• **EXERCISE OBJECTIVE**: Exactly as written, write out the lines below from the first to the one containing "import * as", inclusive. Pictures do not belong in the copy.

• **INFORMATION SHOWN**:
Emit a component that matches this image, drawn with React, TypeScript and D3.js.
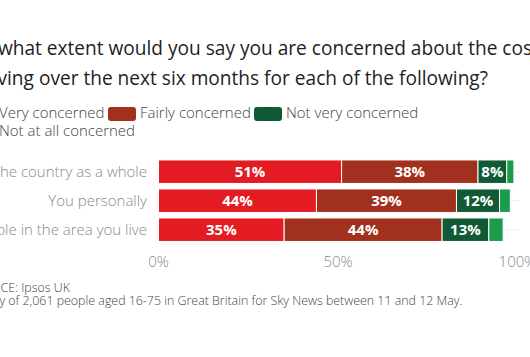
import React from "react";
import * as d3 from "d3";

const categories = ["The country as a whole", "You personally", "People in the area you live"];
const seriesNames = ["Very concerned", "Fairly concerned", "Not very concerned", "Not at all concerned"];
const veryConcerned = [51, 44, 35];
const fairlyConcerned = [38, 39, 44];
const notVeryConcerned = [8, 12, 13];
const notAtAllConcerned = [2, 3, 4];
const xTicks = [0, 50, 100];
const titleLines = [
  "To what extent would you say you are concerned about the cost",
  "of living over the next six months for each of the following?",
];
const sourceLines = [
  "SOURCE: Ipsos UK",
  "Survey of 2,061 people aged 16-75 in Great Britain for Sky News between 11 and 12 May.",
];
const colors = ["#e31b23", "#a2301f", "#125a35", "#1a9c4b"];

const W = 530;
const H = 357;
const L = -33;
const FONT = "'Open Sans', sans-serif";
const titleX = [-29, -35];

export default function App() {
  const seriesValues = [veryConcerned, fairlyConcerned, notVeryConcerned, notAtAllConcerned];
  const x = d3.scaleLinear().domain([0, 100]).range([158.5, 517.5]);
  const y = d3.scaleBand<string>().domain(categories).range([157.2, 244.2]).paddingInner(0.19).paddingOuter(0.095);

  const rows = categories.map((c, i) => {
    let acc = 0;
    return seriesValues.map((vals, s) => {
      const v = vals[i];
      const seg = { cat: c, s, v, x0: acc, x1: acc + v };
      acc += v;
      return seg;
    });
  });

  const legendItems = [
    { s: 0, x: L, y: 118 },
    { s: 1, x: 108, y: 118 },
    { s: 2, x: 254, y: 118 },
    { s: 3, x: L, y: 136 },
  ];

  return (
    <div style={{ position: "absolute", left: 0, top: 0, width: W, height: H, background: "#fff" }}>
      <svg width={W} height={H} style={{ display: "block", fontFamily: FONT }}>
        {titleLines.map((t, i) => (
          <text key={i} x={titleX[i]} y={55 + i * 30} fontSize={19.1} fill="#1e1e1e" fontWeight={500}>
            {t}
          </text>
        ))}
        {legendItems.map((it) => (
          <g key={it.s}>
            <rect x={it.x} y={it.y - 11} width={28} height={14} rx={3} fill={colors[it.s]} />
            <text x={it.x + 32} y={it.y} fontSize={15} fill="#444" fontWeight={300}>
              {seriesNames[it.s]}
            </text>
          </g>
        ))}
        {categories.map((c) => (
          <line
            key={"g" + c}
            x1={x(0)}
            x2={x(100) + 3}
            y1={(y(c) as number) + y.bandwidth() / 2}
            y2={(y(c) as number) + y.bandwidth() / 2}
            stroke="#eeeeee"
          />
        ))}
        {rows.map((segs, i) => (
          <g key={i}>
            {segs.map((sg) => (
              <rect
                key={sg.s}
                x={x(sg.x0)}
                y={y(sg.cat)}
                width={x(sg.x1) - x(sg.x0)}
                height={y.bandwidth()}
                fill={colors[sg.s]}
                stroke="#fff"
                strokeWidth={1}
              />
            ))}
            {segs
              .filter((sg) => sg.v >= 5)
              .map((sg) => (
                <text
                  key={"t" + sg.s}
                  x={(x(sg.x0) + x(sg.x1)) / 2}
                  y={(y(sg.cat) as number) + y.bandwidth() / 2 + 5.5}
                  textAnchor="middle"
                  fontSize={15}
                  fontWeight={700}
                  fill="#fff"
                >
                  {sg.v}%
                </text>
              ))}
            <text
              x={147}
              y={(y(segs[0].cat) as number) + y.bandwidth() / 2 + 5}
              textAnchor="end"
              fontSize={15}
              fontWeight={300}
              fill="#8a8a8a"
            >
              {segs[0].cat}
            </text>
          </g>
        ))}
        {xTicks.map((t) => (
          <text key={t} x={x(t)} y={267} textAnchor="middle" fontSize={15} fontWeight={300} fill="#8a8a8a">
            {t}%
          </text>
        ))}
        {sourceLines.map((t, i) => (
          <text key={i} x={L + 1} y={292 + i * 12.5} fontSize={12.4} fontWeight={300} fill="#444">
            {t}
          </text>
        ))}
      </svg>
    </div>
  );
}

• **EXERCISE RESPONSE**:
Emit a component that matches this image, drawn with React, TypeScript and D3.js.
import React from "react";
import * as d3 from "d3";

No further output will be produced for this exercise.